Ski resorts were dry. Cherry blossoms bloomed early. Stink bugs, ticks and mosquitoes threatened to get a head start on the season. All thanks to our unseasonably warm winter.
Unfortunately it also left us with a rather nasty problem: Rats love the warm weather, too.
Northwest resident Charles Pratt thinks the rat problem behind his house near New Hampshire and Georgia avenues is as bad as it has ever been.
“I'm afraid,” he said. “They walk the alley at night.”
The warm winter was kind of like a 50-course meal for the rats. More people outside enjoying the weather means more food in the trashcans, and more food means more rat babies.
“I mean, they big,” Pratt said. “The cats can’t even catch ‘em.”
No matter what you think of the rodents, they're persistent.
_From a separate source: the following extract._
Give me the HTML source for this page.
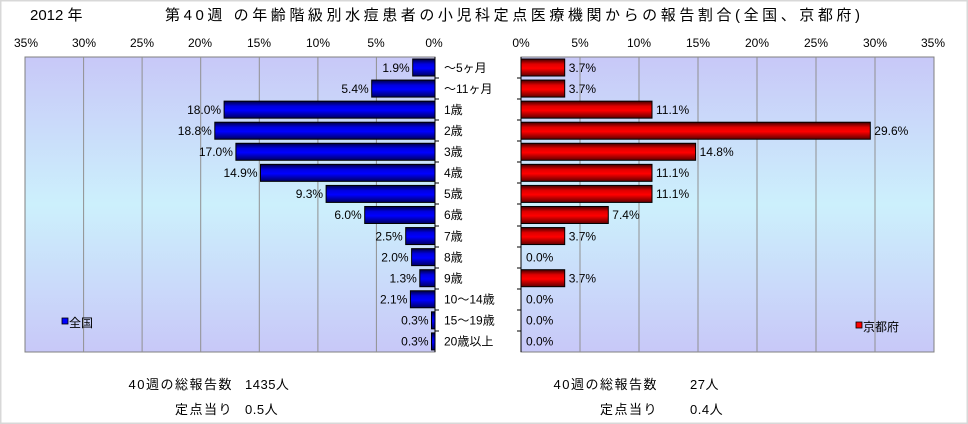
<!DOCTYPE html>
<html><head><meta charset="utf-8"><style>
html,body{margin:0;padding:0;background:#fff}
svg{display:block}
text{font-family:"Liberation Sans","Noto Sans CJK JP",sans-serif;fill:#000}
</style></head><body>
<svg width="968" height="424" viewBox="0 0 968 424" xmlns="http://www.w3.org/2000/svg">
<defs>
<linearGradient id="bg" x1="0" y1="0" x2="0" y2="1">
<stop offset="0" stop-color="#c8c8f8"/><stop offset="0.5" stop-color="#ccf0fc"/><stop offset="1" stop-color="#c8c8f8"/>
</linearGradient>
<linearGradient id="bl" x1="0" y1="0" x2="0" y2="1">
<stop offset="0" stop-color="#000040"/><stop offset="0.3" stop-color="#0000e0"/><stop offset="0.55" stop-color="#0000ff"/><stop offset="1" stop-color="#000060"/>
</linearGradient>
<linearGradient id="rd" x1="0" y1="0" x2="0" y2="1">
<stop offset="0" stop-color="#400000"/><stop offset="0.3" stop-color="#e00000"/><stop offset="0.55" stop-color="#ff0000"/><stop offset="1" stop-color="#600000"/>
</linearGradient>
</defs>
<rect x="0.5" y="0.5" width="967" height="423" fill="#fff" stroke="#d8d8d8" stroke-width="2"/>
<text x="30" y="20" font-size="15">2012 年</text>
<text x="165" y="20" font-size="15" textLength="695">第40週 の年齢階級別水痘患者の小児科定点医療機関からの報告割合(全国、京都府)</text>

<rect x="25" y="57" width="410" height="295" fill="url(#bg)" stroke="#808080"/>
<g stroke="#909090">
<line x1="83.6" y1="57" x2="83.6" y2="352"/><line x1="142.1" y1="57" x2="142.1" y2="352"/>
<line x1="200.7" y1="57" x2="200.7" y2="352"/><line x1="259.3" y1="57" x2="259.3" y2="352"/>
<line x1="317.9" y1="57" x2="317.9" y2="352"/><line x1="376.4" y1="57" x2="376.4" y2="352"/>
</g>
<line x1="435" y1="57" x2="435" y2="352" stroke="#000"/>
<g font-size="12" text-anchor="middle">
<text x="26" y="47">35%</text><text x="84" y="47">30%</text><text x="142" y="47">25%</text><text x="200" y="47">20%</text><text x="259" y="47">15%</text><text x="318" y="47">10%</text><text x="376" y="47">5%</text><text x="434" y="47">0%</text>
</g>

<rect x="521" y="57" width="413" height="295" fill="url(#bg)" stroke="#808080"/>
<g stroke="#909090">
<line x1="580" y1="57" x2="580" y2="352"/><line x1="639" y1="57" x2="639" y2="352"/>
<line x1="698" y1="57" x2="698" y2="352"/><line x1="757" y1="57" x2="757" y2="352"/>
<line x1="816" y1="57" x2="816" y2="352"/><line x1="875" y1="57" x2="875" y2="352"/>
</g>
<line x1="521" y1="57" x2="521" y2="352" stroke="#000"/>
<g font-size="12" text-anchor="middle">
<text x="521" y="47">0%</text><text x="580" y="47">5%</text><text x="639" y="47">10%</text><text x="698" y="47">15%</text><text x="757" y="47">20%</text><text x="816" y="47">25%</text><text x="875" y="47">30%</text><text x="933" y="47">35%</text>
</g>

<g stroke="#000">
<line x1="435" y1="78" x2="439" y2="78"/><line x1="435" y1="99" x2="439" y2="99"/><line x1="435" y1="120" x2="439" y2="120"/><line x1="435" y1="141" x2="439" y2="141"/><line x1="435" y1="162" x2="439" y2="162"/><line x1="435" y1="183" x2="439" y2="183"/><line x1="435" y1="204" x2="439" y2="204"/><line x1="435" y1="226" x2="439" y2="226"/><line x1="435" y1="247" x2="439" y2="247"/><line x1="435" y1="268" x2="439" y2="268"/><line x1="435" y1="289" x2="439" y2="289"/><line x1="435" y1="310" x2="439" y2="310"/><line x1="435" y1="331" x2="439" y2="331"/>
<line x1="517" y1="78" x2="521" y2="78"/><line x1="517" y1="99" x2="521" y2="99"/><line x1="517" y1="120" x2="521" y2="120"/><line x1="517" y1="141" x2="521" y2="141"/><line x1="517" y1="162" x2="521" y2="162"/><line x1="517" y1="183" x2="521" y2="183"/><line x1="517" y1="204" x2="521" y2="204"/><line x1="517" y1="226" x2="521" y2="226"/><line x1="517" y1="247" x2="521" y2="247"/><line x1="517" y1="268" x2="521" y2="268"/><line x1="517" y1="289" x2="521" y2="289"/><line x1="517" y1="310" x2="521" y2="310"/><line x1="517" y1="331" x2="521" y2="331"/>
</g>

<g fill="url(#bl)" stroke="#000">
<rect x="412.7" y="59" width="22.3" height="17"/>
<rect x="371.7" y="80.07" width="63.3" height="17"/>
<rect x="224.1" y="101.14" width="210.9" height="17"/>
<rect x="214.8" y="122.21" width="220.2" height="17"/>
<rect x="235.9" y="143.28" width="199.1" height="17"/>
<rect x="260.5" y="164.35" width="174.5" height="17"/>
<rect x="326.1" y="185.42" width="108.9" height="17"/>
<rect x="364.7" y="206.49" width="70.3" height="17"/>
<rect x="405.7" y="227.56" width="29.3" height="17"/>
<rect x="411.6" y="248.63" width="23.4" height="17"/>
<rect x="419.8" y="269.7" width="15.2" height="17"/>
<rect x="410.4" y="290.77" width="24.6" height="17"/>
<rect x="431.5" y="311.84" width="3.5" height="17"/>
<rect x="431.5" y="332.91" width="3.5" height="17"/>
</g>
<g font-size="12" text-anchor="end">
<text x="409.7" y="72">1.9%</text>
<text x="368.7" y="93">5.4%</text>
<text x="221.1" y="114">18.0%</text>
<text x="211.8" y="135">18.8%</text>
<text x="232.9" y="156">17.0%</text>
<text x="257.5" y="177">14.9%</text>
<text x="323.1" y="198">9.3%</text>
<text x="361.7" y="219">6.0%</text>
<text x="402.7" y="240.5">2.5%</text>
<text x="408.6" y="261.5">2.0%</text>
<text x="416.8" y="282.5">1.3%</text>
<text x="407.4" y="303.5">2.1%</text>
<text x="428.5" y="324.5">0.3%</text>
<text x="428.5" y="345.5">0.3%</text>
</g>
<g font-size="12">
<text x="444" y="72">～5ヶ月</text>
<text x="444" y="93">～11ヶ月</text>
<text x="444" y="114">1歳</text>
<text x="444" y="135">2歳</text>
<text x="444" y="156">3歳</text>
<text x="444" y="177">4歳</text>
<text x="444" y="198">5歳</text>
<text x="444" y="219">6歳</text>
<text x="444" y="240.5">7歳</text>
<text x="444" y="261.5">8歳</text>
<text x="444" y="282.5">9歳</text>
<text x="444" y="303.5">10～14歳</text>
<text x="444" y="324.5">15～19歳</text>
<text x="444" y="345.5">20歳以上</text>
</g>

<g fill="url(#rd)" stroke="#000">
<rect x="521" y="59" width="43.7" height="17"/>
<rect x="521" y="80.07" width="43.7" height="17"/>
<rect x="521" y="101.14" width="131" height="17"/>
<rect x="521" y="122.21" width="349.3" height="17"/>
<rect x="521" y="143.28" width="174.6" height="17"/>
<rect x="521" y="164.35" width="131" height="17"/>
<rect x="521" y="185.42" width="131" height="17"/>
<rect x="521" y="206.49" width="87.3" height="17"/>
<rect x="521" y="227.56" width="43.7" height="17"/>
<rect x="521" y="269.7" width="43.7" height="17"/>
</g>
<g font-size="12">
<text x="568.7" y="72">3.7%</text>
<text x="568.7" y="93">3.7%</text>
<text x="656" y="114">11.1%</text>
<text x="874.3" y="135">29.6%</text>
<text x="699.6" y="156">14.8%</text>
<text x="656" y="177">11.1%</text>
<text x="656" y="198">11.1%</text>
<text x="612.3" y="219">7.4%</text>
<text x="568.7" y="240.5">3.7%</text>
<text x="526" y="261.5">0.0%</text>
<text x="568.7" y="282.5">3.7%</text>
<text x="526" y="303.5">0.0%</text>
<text x="526" y="324.5">0.0%</text>
<text x="526" y="345.5">0.0%</text>
</g>

<g font-size="12">
<rect x="62" y="318" width="6" height="6" fill="#0000ff" stroke="#000" stroke-width="0.8"/>
<text x="69" y="327">全国</text>
<rect x="856" y="322" width="6" height="6" fill="#ff0000" stroke="#000" stroke-width="0.8"/>
<text x="863" y="331">京都府</text>
</g>
<g font-size="13">
<text x="233" y="389" text-anchor="end" letter-spacing="1.5">40週の総報告数</text><text x="245" y="389" letter-spacing="0.5">1435人</text>
<text x="233" y="414" text-anchor="end" letter-spacing="1.5">定点当り</text><text x="245" y="414" letter-spacing="0.5">0.5人</text>
<text x="658" y="389" text-anchor="end" letter-spacing="1.5">40週の総報告数</text><text x="690" y="389" letter-spacing="0.5">27人</text>
<text x="658" y="414" text-anchor="end" letter-spacing="1.5">定点当り</text><text x="690" y="414" letter-spacing="0.5">0.4人</text>
</g>
</svg>
</body></html>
It seems they’ll eat anything, even gnawing through trashcans for a food fix.
“It’s just something you gotta deal with if you live in the city,” Kelly Tripp said.
Mercedes Grovas, who has lived in the city for nine years, said there are so many rats near her Georgetown row house it’s hard to entertain outside.
“Around 9ish or 10 you can see them crawling in the different square corners of the patio,” she said.
“This one today was huge,” Jay York said in Georgetown. “He barely fit in the trap. He was really hungry, I guess, because most of him was still out of the trap.”
Though the rats may seem larger than they have in the past, Gerard Brown of D.C. rodent control said rats generally don't weigh more than one pound but puff up if they feel threatened. The team responds to dozens of calls every month, putting down traps or poison.
“They can eat a lot of different things from pet food to pet waste to human food,” Brown said.
Several pest control companies agreed this has been one of their busiest years on record.
“It’s very bad,” Brown said. “We get calls every day for it.”